Friday, August 26, 2016

More about Marbury, Moon Eyes, and Wikipedia...

After all of my efforts working on the puzzle of Colonel Marbury yesterday (today, in fact, since I stayed up long past midnight), I realized that the whole argument as to whether he needs to have his own page in Wikipedia is a moot point, and nothing I need to concern myself with. For my own purpose (citing a fact in another article), all I really need to do is cite the fact from the source, and make a brief explanation (within the text of the original article) as to who Marbury was (therefore, qualifying the citation, so folks can judge whether to accept Barton's statement). And, assuming that Barton actually heard the myth from Marbury's lips, as he said (no reason to believe the doctor would make that up), then whether to believe that Marbury was knowledgeable about "Cheerake" myth and fact. He probably wasn't, that much. Just heard a few wild stories in his travel among them.

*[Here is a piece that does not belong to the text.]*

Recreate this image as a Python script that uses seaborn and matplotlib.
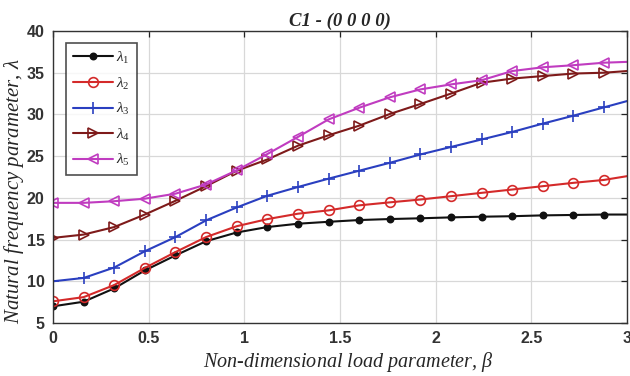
import numpy as np
import pandas as pd
import matplotlib
matplotlib.use("Agg")
import matplotlib.pyplot as plt
import seaborn as sns

beta = [0.0, 0.16, 0.32, 0.48, 0.64, 0.80, 0.96, 1.12, 1.28, 1.44, 1.60, 1.76,
        1.92, 2.08, 2.24, 2.40, 2.56, 2.72, 2.88, 3.0]
lam1 = [7.0, 7.55, 9.15, 11.3, 13.1, 14.8, 15.85, 16.5, 16.9, 17.13, 17.34, 17.46,
        17.55, 17.66, 17.74, 17.8, 17.9, 17.95, 18.0, 18.0]
lam2 = [7.6, 8.1, 9.55, 11.6, 13.5, 15.3, 16.6, 17.45, 18.1, 18.5, 19.1, 19.46,
        19.8, 20.2, 20.6, 21.0, 21.4, 21.8, 22.15, 22.6]
lam3 = [10.0, 10.4, 11.65, 13.6, 15.3, 17.3, 18.85, 20.25, 21.3, 22.3, 23.25, 24.2,
        25.2, 26.1, 27.0, 27.9, 28.9, 29.85, 30.85, 31.6]
lam4 = [15.2, 15.6, 16.5, 18.0, 19.65, 21.4, 23.25, 24.6, 26.25, 27.5, 28.65, 30.05,
        31.25, 32.5, 33.8, 34.3, 34.6, 34.9, 35.0, 35.2]
lam5 = [19.4, 19.4, 19.6, 19.9, 20.5, 21.6, 23.3, 25.25, 27.3, 29.4, 30.8, 32.05,
        33.0, 33.6, 34.1, 35.2, 35.65, 35.9, 36.2, 36.3]
labels = [r"$\lambda_1$", r"$\lambda_2$", r"$\lambda_3$", r"$\lambda_4$", r"$\lambda_5$"]
title = "C1 - (0 0 0 0)"
xlabel = r"Non-dimensional load parameter, $\beta$"
ylabel = r"Natural frequency parameter, $\lambda$"
xticks = [0, 0.5, 1, 1.5, 2, 2.5, 3]
xticklabels = ["0", "0.5", "1", "1.5", "2", "2.5", "3"]
yticks = [5, 10, 15, 20, 25, 30, 35, 40]

series = [lam1, lam2, lam3, lam4, lam5]
colors = ["#111111", "#d42a2a", "#2a3fc0", "#7e1a1a", "#c03cc0"]
markers = ["o", "o", "+", ">", "<"]
mfc = ["#111111", "none", "#2a3fc0", "none", "none"]
msize = [4.5, 7, 8, 7, 7]

sns.set_theme(style="whitegrid")
plt.rcParams["font.family"] = ["Liberation Sans", "DejaVu Sans"]
plt.rcParams["mathtext.fontset"] = "custom"
plt.rcParams["mathtext.it"] = "Liberation Serif:italic"
plt.rcParams["mathtext.rm"] = "Liberation Serif"

fig = plt.figure(figsize=(6.3, 3.76), dpi=100)
ax = fig.add_axes([53/630, 1 - 323/376, (627-53)/630, (323-31)/376])

for i, (vals, lab) in enumerate(zip(series, labels)):
    df = pd.DataFrame({"beta": beta, "val": vals})
    sns.lineplot(data=df, x="beta", y="val", ax=ax, color=colors[i], label=lab,
                 marker=markers[i], markersize=msize[i], markerfacecolor=mfc[i],
                 markeredgecolor=colors[i], markeredgewidth=1.2, linewidth=1.5,
                 markevery=list(range(19)))

ax.set_xlim(0, 3)
ax.set_ylim(5, 40)
ax.set_xticks(xticks)
ax.set_xticklabels(xticklabels)
ax.set_yticks(yticks)
ax.grid(True, color="#d8d8d8", linewidth=0.9)
for s in ax.spines.values():
    s.set_color("#333333")
    s.set_linewidth(1.0)
ax.tick_params(direction="in", length=4, width=0.9, top=True, right=True,
               labelsize=11.5, colors="#222222", pad=6)
for t in ax.get_xticklabels() + ax.get_yticklabels():
    t.set_fontweight("bold")
    t.set_color("#333333")

ax.set_title(title, fontsize=13.5, fontweight="bold", fontstyle="italic",
             family="Liberation Serif", pad=4)
ax.set_xlabel(xlabel, fontsize=14.5, fontstyle="italic",
              family="Liberation Serif")
ax.set_ylabel(ylabel, fontsize=15, fontstyle="italic",
              family="Liberation Serif")
ax.xaxis.set_label_coords(0.514, -0.094)
ax.yaxis.set_label_coords(-0.0475, 0.45)

leg = ax.legend(loc="upper left", bbox_to_anchor=(0.0226, 0.959), borderaxespad=0,
                frameon=True, fancybox=False, edgecolor="#222222", fontsize=11,
                handlelength=2.6, borderpad=0.45, labelspacing=0.62,
                handletextpad=0.25)
leg.get_frame().set_linewidth(1.2)

fig.savefig("out.png", dpi=100)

A correct citation doesn't prove or disprove the myth. Marbury may or may not have heard it from the Cherokee. It just pinpoints the probable source of a story that kept getting repeated on down the line. That's what a citation does. It shows that a man in Georgia, who likely had some contact with the Cherokee in the 1760s and 1770s (and probably a little before then), learned of a mythical people--possibly learned it straight from the Cherokee--and passed his rumor or opinion on to Dr. Barton. In order to have further proof of the so-called moon-eyed people, one would have to go to other sources, such as anthropological and archaeological studies, Cherokee myth (as documented and accepted), DNA studies, if relevant, and documented testimonies of explorers who were in North America before Barton and Marbury; if one thought such a myth could be tracked down. It's not a fact that could ever be proven, in my opinion, but by including the historical sources, we now know how the story made it into modern-day history books and pamphlets.

That's all Wikipedia wants to do--set the facts straight and document things in an objective way. Wikipedia is an encyclopedia (and one that I happen to strongly believe in). Wikipedia doesn't want vague, local-history pamphlets about mythical, romantic "moon-eyed people" who "pre-date the Cherokee." They want a citation for an 18th-century source, which mentions said "moon-eyed-people" and states an opinion, based on a rumor of the day, that said "moon-eyed-people" pre-date the Cherokee. It's all any encyclopedia wants. For those who want romantic associations and speculations about myths, there are so many other venues out there. (Get a blog.)

With the Barton and Marbury facts as a citations, the myth is documented and recorded. And, if it doesn't later get gleaned out through the collaborative vetting process, as unnecessary chaff or trivia or stuff unrelated to the subject, then it will be there for the next student or scholar or historian or myth-chaser who wants to then springboard off of it to track down some Mayan ruin or ancient civilization of cave dwellers, or whatever their discipline calls for. We only need a separate article on Marbury or moon-guys or Barton (who has already rated his own page, being a well-documented guy) if too many facts and important points start to accumulate to have any legitimate relation to the original subject, then the guy will get his own article.

1 comment:

  1. Col. Leonard Marbury, Jr. is an ancestor with a very interesting history. He was a surveyor for Georgia in 1772, so he knew the land. He was a Colonel in the War and plundered Indian Villages, and was possibly scouting for future land. He and his brother Horatio were two of the worst land fraudsters after the War, creating fraudulent Bounty Warrants. They ended up with 42,000 acres between them. Even better, his brother was elected Secretary of State and co-wrote the laws of Georgia. Marbury completed an Indian census for the State of Georgiia in 1792.